— Begin —

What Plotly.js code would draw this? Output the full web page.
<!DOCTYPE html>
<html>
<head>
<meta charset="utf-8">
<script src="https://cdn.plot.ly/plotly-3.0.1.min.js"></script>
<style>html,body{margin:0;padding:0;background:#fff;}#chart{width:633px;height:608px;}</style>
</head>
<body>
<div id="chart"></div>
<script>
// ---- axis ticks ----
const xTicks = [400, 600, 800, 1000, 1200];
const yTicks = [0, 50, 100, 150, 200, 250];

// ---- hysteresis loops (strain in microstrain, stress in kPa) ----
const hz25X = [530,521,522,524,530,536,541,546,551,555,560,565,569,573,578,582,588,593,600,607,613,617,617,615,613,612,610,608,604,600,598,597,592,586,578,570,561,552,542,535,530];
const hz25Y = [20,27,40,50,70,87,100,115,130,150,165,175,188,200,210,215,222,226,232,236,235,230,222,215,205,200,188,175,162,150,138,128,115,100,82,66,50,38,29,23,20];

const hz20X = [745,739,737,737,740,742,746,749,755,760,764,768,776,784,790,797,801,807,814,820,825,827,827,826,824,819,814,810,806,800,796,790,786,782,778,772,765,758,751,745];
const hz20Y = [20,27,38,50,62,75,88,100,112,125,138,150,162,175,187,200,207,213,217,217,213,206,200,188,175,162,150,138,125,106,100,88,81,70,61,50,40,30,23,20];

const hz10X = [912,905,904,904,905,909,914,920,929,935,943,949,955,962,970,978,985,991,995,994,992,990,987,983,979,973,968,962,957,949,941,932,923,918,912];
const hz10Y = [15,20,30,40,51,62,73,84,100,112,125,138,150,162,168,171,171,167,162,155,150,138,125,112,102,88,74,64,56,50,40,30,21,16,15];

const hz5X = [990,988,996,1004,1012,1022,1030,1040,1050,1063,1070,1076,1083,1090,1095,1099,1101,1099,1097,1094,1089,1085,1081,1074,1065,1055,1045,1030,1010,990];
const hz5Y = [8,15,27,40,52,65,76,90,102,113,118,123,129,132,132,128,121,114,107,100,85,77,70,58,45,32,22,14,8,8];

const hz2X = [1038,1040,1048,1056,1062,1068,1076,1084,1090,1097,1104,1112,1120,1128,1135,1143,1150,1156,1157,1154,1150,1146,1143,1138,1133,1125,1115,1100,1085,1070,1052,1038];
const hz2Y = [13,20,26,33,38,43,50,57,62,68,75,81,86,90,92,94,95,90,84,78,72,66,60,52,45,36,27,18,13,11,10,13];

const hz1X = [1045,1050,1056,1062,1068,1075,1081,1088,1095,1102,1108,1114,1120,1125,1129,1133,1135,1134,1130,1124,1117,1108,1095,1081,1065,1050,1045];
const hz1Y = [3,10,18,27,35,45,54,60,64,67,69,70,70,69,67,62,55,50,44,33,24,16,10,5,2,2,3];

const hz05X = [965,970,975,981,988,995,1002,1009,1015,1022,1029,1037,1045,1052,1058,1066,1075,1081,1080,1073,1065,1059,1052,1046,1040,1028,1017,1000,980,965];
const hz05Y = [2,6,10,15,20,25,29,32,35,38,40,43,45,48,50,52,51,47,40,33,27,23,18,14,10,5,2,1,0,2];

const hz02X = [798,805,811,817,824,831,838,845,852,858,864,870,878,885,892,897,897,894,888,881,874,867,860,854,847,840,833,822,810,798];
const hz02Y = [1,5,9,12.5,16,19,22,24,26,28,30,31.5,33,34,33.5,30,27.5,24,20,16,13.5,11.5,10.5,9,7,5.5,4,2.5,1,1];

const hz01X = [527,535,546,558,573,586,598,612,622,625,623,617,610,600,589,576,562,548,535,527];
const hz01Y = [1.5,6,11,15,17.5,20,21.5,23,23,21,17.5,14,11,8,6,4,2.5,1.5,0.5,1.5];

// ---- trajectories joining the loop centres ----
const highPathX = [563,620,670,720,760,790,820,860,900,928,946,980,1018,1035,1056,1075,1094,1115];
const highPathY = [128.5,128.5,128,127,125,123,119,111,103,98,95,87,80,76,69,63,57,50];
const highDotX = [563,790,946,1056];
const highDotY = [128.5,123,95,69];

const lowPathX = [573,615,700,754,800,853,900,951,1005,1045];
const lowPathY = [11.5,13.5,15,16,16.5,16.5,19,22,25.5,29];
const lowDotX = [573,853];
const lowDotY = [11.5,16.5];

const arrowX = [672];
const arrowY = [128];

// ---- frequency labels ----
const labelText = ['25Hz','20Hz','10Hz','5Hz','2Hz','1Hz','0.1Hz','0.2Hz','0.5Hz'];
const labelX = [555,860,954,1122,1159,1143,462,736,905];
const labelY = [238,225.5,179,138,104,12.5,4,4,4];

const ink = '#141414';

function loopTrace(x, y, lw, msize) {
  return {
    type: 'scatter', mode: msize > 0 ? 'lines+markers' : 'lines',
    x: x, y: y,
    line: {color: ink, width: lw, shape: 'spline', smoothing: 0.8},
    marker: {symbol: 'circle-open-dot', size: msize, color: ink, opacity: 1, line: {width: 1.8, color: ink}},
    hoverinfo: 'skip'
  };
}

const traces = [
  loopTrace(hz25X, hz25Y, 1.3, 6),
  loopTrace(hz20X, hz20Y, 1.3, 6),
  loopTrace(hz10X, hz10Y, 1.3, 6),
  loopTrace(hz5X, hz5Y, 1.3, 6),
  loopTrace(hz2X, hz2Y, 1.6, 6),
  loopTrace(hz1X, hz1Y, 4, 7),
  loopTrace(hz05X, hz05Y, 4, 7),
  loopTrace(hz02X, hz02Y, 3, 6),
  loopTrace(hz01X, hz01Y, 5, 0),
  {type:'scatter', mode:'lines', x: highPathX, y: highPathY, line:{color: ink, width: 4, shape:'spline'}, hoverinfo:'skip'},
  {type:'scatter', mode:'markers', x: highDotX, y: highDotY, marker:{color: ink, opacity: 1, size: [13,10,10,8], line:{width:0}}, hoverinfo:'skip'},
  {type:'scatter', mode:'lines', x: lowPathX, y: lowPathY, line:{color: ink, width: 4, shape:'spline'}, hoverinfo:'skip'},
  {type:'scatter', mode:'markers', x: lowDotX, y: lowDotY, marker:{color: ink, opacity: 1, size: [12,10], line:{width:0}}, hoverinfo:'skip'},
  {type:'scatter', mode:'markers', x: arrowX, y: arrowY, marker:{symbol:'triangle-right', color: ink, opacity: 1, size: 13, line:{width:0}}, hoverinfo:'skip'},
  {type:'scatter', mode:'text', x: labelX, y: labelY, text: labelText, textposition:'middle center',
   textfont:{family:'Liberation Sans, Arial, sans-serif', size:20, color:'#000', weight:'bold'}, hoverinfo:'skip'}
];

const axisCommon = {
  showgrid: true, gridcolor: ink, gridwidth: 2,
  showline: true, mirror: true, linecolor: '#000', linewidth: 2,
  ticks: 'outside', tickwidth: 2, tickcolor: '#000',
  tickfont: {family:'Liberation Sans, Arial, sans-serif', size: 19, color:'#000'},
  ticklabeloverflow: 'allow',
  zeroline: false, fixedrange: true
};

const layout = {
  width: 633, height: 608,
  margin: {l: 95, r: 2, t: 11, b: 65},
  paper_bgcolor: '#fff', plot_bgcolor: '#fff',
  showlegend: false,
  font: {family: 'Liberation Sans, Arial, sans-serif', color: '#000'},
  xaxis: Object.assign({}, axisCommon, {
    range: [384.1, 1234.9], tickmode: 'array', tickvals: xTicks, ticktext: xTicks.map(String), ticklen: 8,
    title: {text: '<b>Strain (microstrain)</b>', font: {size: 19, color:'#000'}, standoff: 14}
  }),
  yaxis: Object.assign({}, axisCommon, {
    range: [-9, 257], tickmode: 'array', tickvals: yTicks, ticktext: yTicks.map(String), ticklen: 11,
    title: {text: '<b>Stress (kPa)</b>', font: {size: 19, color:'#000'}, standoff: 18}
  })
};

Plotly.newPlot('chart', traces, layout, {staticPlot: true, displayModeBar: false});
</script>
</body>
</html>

— End —
— Begin —

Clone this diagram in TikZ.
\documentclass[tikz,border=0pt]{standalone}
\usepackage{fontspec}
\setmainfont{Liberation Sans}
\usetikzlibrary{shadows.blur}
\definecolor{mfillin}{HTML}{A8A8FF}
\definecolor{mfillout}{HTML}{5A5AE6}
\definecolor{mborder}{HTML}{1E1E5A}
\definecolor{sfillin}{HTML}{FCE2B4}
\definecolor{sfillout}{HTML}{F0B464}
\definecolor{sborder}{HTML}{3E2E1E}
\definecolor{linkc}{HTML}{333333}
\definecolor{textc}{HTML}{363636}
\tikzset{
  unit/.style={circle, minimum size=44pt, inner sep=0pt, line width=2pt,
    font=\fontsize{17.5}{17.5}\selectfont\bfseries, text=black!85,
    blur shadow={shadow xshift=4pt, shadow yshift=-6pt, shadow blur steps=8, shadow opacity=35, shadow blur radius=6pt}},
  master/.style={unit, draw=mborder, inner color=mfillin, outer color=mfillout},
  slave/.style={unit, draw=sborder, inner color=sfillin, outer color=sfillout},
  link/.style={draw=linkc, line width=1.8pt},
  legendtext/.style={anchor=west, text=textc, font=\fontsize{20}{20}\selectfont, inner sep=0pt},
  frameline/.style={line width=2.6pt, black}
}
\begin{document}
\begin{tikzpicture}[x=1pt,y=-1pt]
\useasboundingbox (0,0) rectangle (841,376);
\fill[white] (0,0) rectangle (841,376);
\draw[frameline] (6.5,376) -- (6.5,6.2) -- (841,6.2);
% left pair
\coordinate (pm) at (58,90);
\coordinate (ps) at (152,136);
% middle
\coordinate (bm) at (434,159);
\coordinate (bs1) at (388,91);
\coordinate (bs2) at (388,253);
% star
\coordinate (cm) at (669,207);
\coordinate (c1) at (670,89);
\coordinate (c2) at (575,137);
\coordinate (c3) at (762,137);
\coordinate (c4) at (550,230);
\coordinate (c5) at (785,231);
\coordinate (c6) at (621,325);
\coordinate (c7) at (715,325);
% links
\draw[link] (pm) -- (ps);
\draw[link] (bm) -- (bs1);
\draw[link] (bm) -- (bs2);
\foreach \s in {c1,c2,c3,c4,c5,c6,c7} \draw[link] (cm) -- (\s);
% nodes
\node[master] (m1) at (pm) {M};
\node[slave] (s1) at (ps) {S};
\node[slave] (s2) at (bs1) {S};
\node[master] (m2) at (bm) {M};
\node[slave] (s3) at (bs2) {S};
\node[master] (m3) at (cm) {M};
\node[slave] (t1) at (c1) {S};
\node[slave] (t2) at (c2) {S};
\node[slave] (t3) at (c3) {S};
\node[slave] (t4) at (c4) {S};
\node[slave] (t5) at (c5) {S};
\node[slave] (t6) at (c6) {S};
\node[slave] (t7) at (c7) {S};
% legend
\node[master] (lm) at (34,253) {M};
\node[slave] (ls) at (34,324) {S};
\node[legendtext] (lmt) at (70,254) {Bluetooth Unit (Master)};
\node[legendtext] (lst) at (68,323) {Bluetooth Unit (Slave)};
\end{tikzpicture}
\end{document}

— End —
— Begin —

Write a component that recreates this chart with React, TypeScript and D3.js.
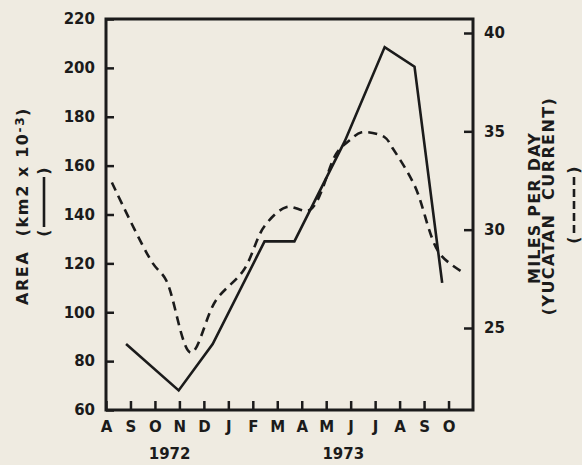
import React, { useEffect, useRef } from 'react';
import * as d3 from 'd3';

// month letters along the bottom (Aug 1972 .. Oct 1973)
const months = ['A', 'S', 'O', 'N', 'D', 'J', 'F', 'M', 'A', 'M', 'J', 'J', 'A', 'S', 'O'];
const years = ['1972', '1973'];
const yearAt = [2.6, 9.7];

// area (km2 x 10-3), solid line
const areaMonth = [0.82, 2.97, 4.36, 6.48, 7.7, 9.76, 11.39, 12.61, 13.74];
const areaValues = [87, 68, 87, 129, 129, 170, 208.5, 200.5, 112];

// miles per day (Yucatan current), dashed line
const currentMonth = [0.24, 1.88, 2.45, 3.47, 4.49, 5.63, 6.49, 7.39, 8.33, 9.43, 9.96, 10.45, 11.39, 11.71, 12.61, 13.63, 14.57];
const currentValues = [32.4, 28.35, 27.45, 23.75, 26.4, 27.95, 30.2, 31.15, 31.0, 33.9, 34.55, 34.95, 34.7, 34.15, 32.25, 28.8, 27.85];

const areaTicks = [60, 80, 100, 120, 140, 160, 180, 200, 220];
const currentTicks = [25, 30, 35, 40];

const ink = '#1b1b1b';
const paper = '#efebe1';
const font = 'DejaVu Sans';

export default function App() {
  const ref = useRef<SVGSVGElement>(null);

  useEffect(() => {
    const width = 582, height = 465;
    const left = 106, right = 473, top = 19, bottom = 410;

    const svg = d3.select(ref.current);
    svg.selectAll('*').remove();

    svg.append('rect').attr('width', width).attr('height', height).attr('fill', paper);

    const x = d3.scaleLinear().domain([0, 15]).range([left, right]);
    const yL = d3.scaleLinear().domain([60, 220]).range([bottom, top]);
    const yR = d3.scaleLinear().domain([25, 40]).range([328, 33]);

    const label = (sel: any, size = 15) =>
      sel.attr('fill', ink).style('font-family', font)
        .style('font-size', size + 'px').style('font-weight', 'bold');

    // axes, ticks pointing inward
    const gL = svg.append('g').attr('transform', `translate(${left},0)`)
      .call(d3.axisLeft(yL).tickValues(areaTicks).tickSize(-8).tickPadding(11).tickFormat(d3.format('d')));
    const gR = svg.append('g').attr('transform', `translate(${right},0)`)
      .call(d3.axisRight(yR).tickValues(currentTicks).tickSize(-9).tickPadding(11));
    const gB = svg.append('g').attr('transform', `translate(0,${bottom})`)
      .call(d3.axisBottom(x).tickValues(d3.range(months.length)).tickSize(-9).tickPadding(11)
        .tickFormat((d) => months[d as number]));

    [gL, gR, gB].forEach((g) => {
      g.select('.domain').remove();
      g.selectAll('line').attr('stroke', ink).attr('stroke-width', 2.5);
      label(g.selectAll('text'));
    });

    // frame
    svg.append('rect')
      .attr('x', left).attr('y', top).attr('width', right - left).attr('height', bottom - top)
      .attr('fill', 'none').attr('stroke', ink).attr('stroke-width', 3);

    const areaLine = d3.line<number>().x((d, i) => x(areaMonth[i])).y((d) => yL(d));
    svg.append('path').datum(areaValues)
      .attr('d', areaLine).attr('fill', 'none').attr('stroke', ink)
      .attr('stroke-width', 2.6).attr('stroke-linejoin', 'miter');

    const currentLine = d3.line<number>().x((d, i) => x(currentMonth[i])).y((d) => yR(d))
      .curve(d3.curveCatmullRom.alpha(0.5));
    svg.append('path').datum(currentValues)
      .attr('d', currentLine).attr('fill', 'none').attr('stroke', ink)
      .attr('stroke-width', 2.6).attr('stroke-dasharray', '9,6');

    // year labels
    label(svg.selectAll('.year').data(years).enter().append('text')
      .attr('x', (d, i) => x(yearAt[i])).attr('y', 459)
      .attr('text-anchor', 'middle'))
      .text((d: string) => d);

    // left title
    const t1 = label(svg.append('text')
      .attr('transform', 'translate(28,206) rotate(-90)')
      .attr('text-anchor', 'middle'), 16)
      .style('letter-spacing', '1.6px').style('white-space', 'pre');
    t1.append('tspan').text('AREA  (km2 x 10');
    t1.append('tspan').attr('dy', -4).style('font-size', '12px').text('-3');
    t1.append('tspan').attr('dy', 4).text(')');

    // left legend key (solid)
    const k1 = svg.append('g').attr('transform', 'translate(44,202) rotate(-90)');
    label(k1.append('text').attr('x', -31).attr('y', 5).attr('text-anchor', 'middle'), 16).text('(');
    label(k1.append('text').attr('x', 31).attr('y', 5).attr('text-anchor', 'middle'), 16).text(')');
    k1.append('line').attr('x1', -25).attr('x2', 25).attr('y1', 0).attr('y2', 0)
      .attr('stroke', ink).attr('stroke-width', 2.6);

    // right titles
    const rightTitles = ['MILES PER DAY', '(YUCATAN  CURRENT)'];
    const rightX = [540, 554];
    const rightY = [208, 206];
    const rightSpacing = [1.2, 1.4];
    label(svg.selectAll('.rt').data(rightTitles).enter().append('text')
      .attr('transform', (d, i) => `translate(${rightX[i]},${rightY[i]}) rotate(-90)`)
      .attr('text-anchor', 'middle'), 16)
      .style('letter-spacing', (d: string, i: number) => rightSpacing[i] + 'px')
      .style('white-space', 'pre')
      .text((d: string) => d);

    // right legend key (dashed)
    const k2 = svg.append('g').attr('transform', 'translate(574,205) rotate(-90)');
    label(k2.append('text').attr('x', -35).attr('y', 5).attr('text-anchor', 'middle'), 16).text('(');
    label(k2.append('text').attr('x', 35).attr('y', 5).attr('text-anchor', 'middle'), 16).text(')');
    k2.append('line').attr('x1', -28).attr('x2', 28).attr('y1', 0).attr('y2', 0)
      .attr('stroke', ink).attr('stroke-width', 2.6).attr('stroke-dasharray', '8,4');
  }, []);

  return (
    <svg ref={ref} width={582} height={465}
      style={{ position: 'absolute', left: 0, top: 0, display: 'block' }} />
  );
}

— End —

Retype exactly the lines from the one with "Write a component" through the one with "width).attr('height', height).attr('fill', paper);", both included, and nothing else; leave out the pictures.

Write a component that recreates this chart with React, TypeScript and D3.js.
import React, { useEffect, useRef } from 'react';
import * as d3 from 'd3';

// month letters along the bottom (Aug 1972 .. Oct 1973)
const months = ['A', 'S', 'O', 'N', 'D', 'J', 'F', 'M', 'A', 'M', 'J', 'J', 'A', 'S', 'O'];
const years = ['1972', '1973'];
const yearAt = [2.6, 9.7];

// area (km2 x 10-3), solid line
const areaMonth = [0.82, 2.97, 4.36, 6.48, 7.7, 9.76, 11.39, 12.61, 13.74];
const areaValues = [87, 68, 87, 129, 129, 170, 208.5, 200.5, 112];

// miles per day (Yucatan current), dashed line
const currentMonth = [0.24, 1.88, 2.45, 3.47, 4.49, 5.63, 6.49, 7.39, 8.33, 9.43, 9.96, 10.45, 11.39, 11.71, 12.61, 13.63, 14.57];
const currentValues = [32.4, 28.35, 27.45, 23.75, 26.4, 27.95, 30.2, 31.15, 31.0, 33.9, 34.55, 34.95, 34.7, 34.15, 32.25, 28.8, 27.85];

const areaTicks = [60, 80, 100, 120, 140, 160, 180, 200, 220];
const currentTicks = [25, 30, 35, 40];

const ink = '#1b1b1b';
const paper = '#efebe1';
const font = 'DejaVu Sans';

export default function App() {
  const ref = useRef<SVGSVGElement>(null);

  useEffect(() => {
    const width = 582, height = 465;
    const left = 106, right = 473, top = 19, bottom = 410;

    const svg = d3.select(ref.current);
    svg.selectAll('*').remove();

    svg.append('rect').attr('width', width).attr('height', height).attr('fill', paper);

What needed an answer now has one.